Look for the line containing "Give me the Altair source for this chart." and the line containing "hours = list(range(73))" in the entries below. Copy those two and all lines between them exactly, leaving out pictures.
----
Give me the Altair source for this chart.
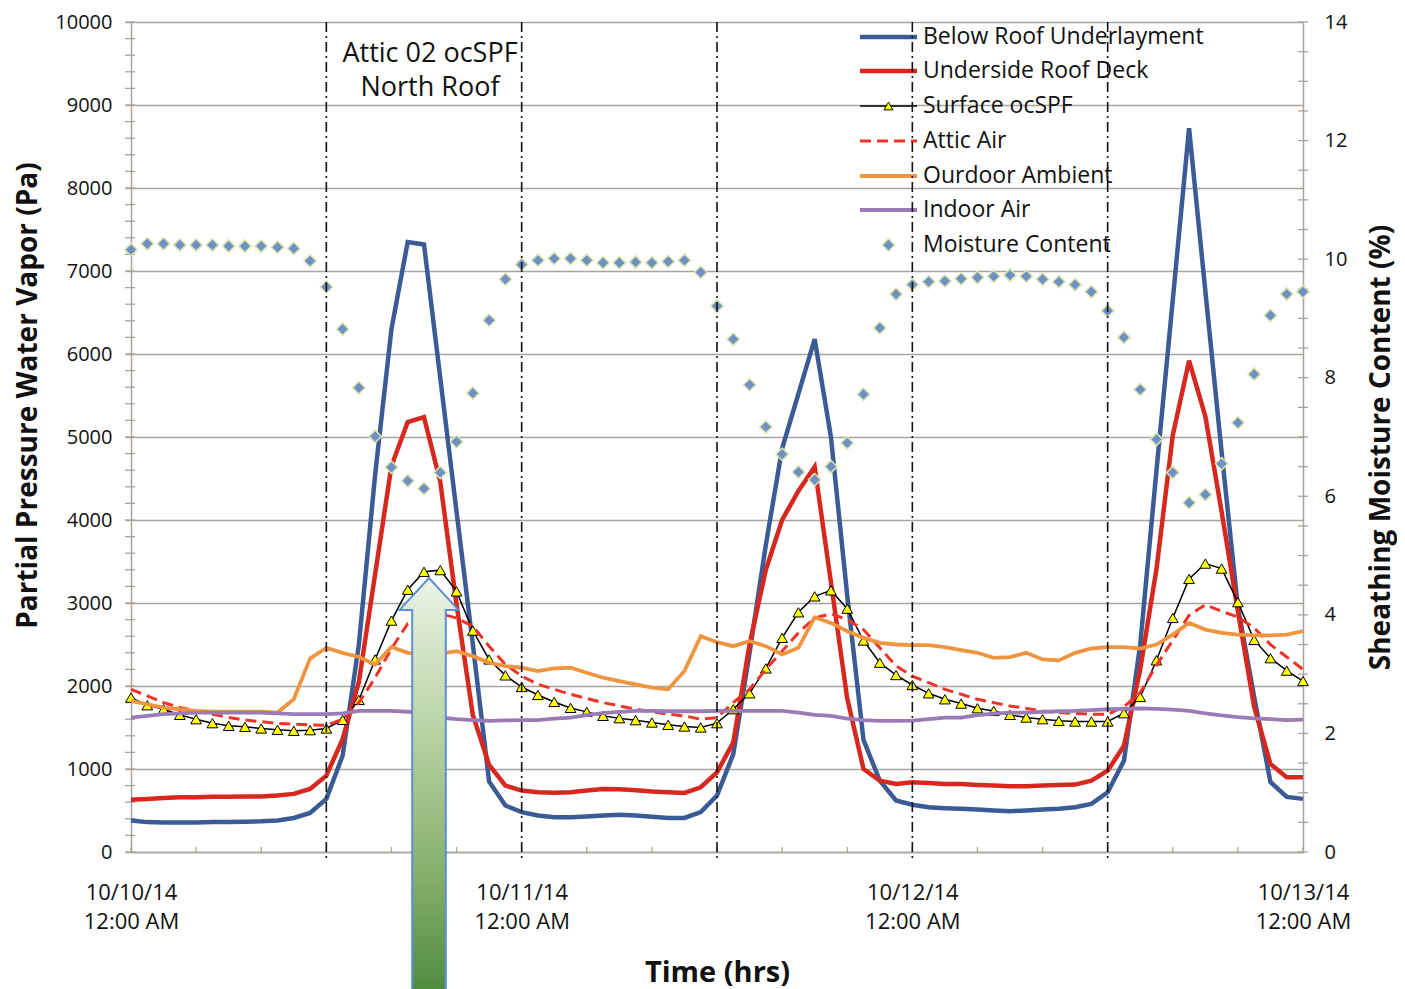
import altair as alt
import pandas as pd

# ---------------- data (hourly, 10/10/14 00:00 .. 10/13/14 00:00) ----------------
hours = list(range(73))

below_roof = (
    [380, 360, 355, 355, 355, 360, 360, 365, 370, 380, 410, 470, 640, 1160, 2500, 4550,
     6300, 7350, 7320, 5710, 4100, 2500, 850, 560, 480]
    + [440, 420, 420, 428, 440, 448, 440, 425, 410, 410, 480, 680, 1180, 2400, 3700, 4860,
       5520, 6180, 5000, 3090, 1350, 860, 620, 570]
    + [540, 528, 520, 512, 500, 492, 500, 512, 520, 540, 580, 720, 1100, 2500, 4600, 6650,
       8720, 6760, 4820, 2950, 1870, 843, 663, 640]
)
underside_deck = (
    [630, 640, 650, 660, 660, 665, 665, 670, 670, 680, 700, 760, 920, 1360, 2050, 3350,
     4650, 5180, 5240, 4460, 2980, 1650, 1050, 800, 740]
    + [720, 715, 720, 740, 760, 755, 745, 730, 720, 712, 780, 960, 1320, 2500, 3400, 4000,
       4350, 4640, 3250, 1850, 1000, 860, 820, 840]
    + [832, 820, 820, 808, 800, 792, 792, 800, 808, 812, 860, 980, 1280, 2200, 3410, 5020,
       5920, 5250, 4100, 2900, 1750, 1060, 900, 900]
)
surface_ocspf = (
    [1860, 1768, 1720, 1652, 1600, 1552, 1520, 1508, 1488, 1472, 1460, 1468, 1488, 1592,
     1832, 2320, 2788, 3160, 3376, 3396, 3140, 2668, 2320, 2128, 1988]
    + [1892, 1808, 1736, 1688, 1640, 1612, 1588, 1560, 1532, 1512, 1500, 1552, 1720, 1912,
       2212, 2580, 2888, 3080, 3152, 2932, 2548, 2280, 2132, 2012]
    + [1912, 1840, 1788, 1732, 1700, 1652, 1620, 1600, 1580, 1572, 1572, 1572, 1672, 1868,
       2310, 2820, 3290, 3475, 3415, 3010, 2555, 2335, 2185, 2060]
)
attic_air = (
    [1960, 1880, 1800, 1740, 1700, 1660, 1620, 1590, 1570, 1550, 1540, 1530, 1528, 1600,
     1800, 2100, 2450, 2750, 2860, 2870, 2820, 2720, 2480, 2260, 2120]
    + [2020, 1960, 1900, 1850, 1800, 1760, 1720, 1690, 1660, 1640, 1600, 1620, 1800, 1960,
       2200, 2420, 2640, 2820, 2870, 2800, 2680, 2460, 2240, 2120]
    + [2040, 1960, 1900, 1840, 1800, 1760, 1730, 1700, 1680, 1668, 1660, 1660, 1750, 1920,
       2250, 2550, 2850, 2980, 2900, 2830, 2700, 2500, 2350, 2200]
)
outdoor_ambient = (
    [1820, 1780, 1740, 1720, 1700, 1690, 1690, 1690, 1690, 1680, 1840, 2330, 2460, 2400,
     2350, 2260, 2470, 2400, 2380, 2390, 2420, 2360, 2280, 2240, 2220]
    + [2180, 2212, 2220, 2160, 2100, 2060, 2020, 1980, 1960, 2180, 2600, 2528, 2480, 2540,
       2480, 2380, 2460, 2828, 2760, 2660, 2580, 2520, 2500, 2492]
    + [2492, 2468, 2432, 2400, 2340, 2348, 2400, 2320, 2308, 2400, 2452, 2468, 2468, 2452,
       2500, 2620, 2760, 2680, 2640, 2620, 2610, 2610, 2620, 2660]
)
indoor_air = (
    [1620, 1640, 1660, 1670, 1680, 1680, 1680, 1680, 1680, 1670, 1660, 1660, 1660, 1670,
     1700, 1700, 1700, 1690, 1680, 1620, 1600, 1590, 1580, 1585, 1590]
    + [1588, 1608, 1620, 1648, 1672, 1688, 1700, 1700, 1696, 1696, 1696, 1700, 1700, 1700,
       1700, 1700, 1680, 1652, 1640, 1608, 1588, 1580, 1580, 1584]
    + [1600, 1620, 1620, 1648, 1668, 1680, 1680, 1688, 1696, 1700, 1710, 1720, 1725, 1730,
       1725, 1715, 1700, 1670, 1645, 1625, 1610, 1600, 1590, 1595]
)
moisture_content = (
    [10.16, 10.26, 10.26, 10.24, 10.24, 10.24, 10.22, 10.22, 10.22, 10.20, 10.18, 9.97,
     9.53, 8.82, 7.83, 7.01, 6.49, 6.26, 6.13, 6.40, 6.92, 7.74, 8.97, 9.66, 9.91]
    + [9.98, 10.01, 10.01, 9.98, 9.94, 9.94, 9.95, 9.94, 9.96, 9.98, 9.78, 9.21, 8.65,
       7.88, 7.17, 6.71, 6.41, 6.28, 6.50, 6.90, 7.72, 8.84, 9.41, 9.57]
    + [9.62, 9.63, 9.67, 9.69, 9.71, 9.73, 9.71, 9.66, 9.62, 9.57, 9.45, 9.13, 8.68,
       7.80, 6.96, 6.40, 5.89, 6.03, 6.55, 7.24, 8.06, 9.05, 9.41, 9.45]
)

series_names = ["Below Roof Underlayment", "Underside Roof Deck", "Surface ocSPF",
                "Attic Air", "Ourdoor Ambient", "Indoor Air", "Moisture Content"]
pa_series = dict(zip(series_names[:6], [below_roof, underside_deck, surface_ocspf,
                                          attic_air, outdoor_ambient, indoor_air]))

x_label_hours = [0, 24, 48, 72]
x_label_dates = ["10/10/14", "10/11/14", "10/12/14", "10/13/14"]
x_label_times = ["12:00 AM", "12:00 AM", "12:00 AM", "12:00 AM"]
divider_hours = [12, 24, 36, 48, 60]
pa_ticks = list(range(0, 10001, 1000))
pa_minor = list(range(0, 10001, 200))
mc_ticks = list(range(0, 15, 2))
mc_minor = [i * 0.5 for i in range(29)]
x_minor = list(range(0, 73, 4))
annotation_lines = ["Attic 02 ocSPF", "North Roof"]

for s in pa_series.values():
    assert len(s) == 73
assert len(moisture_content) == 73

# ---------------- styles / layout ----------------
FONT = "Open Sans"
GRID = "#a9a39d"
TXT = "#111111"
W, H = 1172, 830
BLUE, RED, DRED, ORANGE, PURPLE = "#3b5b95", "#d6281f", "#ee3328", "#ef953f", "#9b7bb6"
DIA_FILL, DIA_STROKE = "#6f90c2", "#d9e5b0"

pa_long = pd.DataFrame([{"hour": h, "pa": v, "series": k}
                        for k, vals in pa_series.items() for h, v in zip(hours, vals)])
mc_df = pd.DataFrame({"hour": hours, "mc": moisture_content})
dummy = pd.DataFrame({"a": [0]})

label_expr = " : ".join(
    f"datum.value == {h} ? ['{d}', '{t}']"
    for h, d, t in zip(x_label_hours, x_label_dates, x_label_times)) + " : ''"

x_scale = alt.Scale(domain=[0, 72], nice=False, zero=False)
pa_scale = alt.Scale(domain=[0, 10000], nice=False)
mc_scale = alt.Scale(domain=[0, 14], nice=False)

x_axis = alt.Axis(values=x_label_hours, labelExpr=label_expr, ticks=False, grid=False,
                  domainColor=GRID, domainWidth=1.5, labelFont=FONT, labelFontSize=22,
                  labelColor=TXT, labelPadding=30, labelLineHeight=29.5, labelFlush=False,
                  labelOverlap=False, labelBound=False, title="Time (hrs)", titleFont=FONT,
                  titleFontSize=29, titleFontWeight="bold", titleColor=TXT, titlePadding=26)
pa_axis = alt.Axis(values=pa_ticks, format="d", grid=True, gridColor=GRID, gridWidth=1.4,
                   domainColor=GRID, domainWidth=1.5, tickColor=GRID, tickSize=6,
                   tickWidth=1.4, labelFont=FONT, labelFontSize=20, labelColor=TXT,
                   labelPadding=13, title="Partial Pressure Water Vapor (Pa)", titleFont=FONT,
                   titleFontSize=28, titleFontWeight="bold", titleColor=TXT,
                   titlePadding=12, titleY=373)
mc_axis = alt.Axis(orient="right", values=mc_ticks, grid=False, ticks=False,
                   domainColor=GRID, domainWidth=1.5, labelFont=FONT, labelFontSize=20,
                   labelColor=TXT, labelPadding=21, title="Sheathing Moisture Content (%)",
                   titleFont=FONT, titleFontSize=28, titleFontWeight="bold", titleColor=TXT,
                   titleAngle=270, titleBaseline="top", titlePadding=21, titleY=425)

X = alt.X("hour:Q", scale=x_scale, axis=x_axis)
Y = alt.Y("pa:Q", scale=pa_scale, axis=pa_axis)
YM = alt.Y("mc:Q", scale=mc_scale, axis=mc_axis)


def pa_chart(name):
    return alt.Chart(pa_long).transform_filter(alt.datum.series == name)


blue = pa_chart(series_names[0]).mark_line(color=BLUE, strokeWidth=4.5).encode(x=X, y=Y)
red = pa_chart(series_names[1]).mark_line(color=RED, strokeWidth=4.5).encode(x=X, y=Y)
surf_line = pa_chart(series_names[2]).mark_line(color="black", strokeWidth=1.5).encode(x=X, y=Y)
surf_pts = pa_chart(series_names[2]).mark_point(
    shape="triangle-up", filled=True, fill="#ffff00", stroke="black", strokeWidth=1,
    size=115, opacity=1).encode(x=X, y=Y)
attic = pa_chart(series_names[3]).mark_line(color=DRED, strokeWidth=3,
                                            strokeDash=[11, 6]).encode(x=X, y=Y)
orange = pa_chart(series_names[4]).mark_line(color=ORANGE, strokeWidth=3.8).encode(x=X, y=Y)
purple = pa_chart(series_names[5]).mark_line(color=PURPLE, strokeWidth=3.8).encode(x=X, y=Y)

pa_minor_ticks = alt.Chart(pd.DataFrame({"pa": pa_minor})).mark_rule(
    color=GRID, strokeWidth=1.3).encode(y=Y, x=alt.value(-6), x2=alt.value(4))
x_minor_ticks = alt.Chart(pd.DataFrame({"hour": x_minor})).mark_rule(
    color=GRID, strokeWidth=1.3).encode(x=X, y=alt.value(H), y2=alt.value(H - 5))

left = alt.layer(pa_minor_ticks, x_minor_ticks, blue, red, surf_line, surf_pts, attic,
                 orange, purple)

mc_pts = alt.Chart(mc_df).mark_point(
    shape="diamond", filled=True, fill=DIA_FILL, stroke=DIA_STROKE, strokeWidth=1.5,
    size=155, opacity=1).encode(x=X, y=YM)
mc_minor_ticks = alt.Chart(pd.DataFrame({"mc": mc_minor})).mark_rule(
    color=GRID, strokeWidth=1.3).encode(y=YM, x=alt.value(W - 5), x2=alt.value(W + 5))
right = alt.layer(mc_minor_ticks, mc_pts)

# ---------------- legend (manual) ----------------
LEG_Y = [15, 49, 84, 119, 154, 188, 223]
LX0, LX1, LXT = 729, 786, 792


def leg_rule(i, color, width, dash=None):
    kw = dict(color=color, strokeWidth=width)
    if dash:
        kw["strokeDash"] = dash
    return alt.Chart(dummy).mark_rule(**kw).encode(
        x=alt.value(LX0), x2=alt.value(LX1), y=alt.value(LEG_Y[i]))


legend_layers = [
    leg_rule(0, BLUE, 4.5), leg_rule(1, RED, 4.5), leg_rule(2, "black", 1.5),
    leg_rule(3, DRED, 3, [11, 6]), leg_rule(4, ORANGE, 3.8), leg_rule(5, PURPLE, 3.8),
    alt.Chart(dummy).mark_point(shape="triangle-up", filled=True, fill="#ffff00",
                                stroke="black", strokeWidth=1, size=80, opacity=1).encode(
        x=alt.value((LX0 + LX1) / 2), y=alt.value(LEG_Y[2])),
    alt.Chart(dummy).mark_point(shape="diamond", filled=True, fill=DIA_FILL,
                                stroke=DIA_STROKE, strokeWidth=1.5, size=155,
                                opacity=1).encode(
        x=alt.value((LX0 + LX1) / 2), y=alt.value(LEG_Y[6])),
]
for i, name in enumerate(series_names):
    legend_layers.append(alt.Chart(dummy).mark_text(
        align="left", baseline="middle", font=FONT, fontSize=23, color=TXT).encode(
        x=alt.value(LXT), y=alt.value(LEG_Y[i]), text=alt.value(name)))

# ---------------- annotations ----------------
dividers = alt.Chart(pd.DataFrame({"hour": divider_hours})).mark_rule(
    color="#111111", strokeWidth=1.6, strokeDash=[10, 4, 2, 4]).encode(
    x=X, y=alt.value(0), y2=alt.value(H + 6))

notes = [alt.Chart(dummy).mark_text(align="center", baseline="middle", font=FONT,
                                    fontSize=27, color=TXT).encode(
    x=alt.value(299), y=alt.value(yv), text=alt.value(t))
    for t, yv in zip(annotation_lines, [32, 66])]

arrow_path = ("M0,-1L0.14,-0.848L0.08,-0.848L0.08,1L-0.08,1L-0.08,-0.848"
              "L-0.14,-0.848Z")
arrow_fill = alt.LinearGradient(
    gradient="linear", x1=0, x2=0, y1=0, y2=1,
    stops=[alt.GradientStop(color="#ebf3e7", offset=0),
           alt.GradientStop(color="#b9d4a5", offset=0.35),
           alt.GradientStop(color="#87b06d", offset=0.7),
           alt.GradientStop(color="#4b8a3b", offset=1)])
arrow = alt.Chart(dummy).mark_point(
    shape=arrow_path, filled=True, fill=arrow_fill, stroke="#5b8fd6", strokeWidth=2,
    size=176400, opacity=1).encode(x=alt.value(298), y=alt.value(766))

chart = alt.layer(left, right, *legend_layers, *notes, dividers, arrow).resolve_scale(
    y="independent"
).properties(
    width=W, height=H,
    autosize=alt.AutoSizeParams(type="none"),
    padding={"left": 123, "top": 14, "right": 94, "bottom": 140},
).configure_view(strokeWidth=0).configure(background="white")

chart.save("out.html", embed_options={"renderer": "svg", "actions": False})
----
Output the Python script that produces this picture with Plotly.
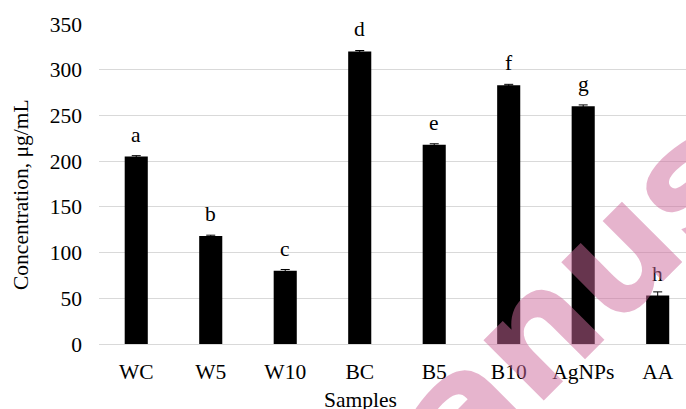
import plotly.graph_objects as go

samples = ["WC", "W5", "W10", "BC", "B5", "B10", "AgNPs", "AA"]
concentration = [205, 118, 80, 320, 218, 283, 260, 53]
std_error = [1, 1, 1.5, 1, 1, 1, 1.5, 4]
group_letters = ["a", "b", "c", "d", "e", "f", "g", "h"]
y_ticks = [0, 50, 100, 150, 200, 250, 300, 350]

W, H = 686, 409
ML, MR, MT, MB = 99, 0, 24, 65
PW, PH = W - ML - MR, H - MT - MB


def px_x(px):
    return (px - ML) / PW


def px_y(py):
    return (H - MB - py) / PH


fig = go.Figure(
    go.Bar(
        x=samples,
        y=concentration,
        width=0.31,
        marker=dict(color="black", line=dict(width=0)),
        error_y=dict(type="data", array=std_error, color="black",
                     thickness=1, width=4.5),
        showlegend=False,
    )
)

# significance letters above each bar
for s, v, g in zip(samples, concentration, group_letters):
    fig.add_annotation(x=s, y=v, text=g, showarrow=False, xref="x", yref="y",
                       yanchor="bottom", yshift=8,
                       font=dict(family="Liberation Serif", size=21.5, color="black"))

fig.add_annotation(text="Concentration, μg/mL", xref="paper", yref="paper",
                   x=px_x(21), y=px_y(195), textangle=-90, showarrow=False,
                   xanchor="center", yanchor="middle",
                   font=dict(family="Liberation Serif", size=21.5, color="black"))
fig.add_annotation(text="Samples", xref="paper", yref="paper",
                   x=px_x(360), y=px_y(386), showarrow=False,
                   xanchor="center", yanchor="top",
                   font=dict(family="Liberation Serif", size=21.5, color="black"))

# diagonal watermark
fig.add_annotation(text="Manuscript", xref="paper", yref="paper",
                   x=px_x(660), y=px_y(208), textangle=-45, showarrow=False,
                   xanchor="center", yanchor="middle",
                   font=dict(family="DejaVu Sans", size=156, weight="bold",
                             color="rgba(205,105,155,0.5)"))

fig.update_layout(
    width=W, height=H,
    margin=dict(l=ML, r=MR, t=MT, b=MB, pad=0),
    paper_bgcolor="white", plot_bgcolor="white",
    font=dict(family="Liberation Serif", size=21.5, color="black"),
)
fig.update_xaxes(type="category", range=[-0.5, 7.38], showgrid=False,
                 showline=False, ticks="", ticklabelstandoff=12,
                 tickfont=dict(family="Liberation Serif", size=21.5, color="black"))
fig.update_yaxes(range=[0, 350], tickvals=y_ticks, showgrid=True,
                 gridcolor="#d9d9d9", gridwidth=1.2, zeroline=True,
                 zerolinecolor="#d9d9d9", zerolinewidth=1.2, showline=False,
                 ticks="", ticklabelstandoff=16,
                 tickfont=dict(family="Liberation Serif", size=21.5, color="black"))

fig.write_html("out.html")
----
- ANSWER BELOW -
Give me the Altair source for this chart.
import altair as alt
import pandas as pd

# ---------------- data (hourly, 10/10/14 00:00 .. 10/13/14 00:00) ----------------
hours = list(range(73))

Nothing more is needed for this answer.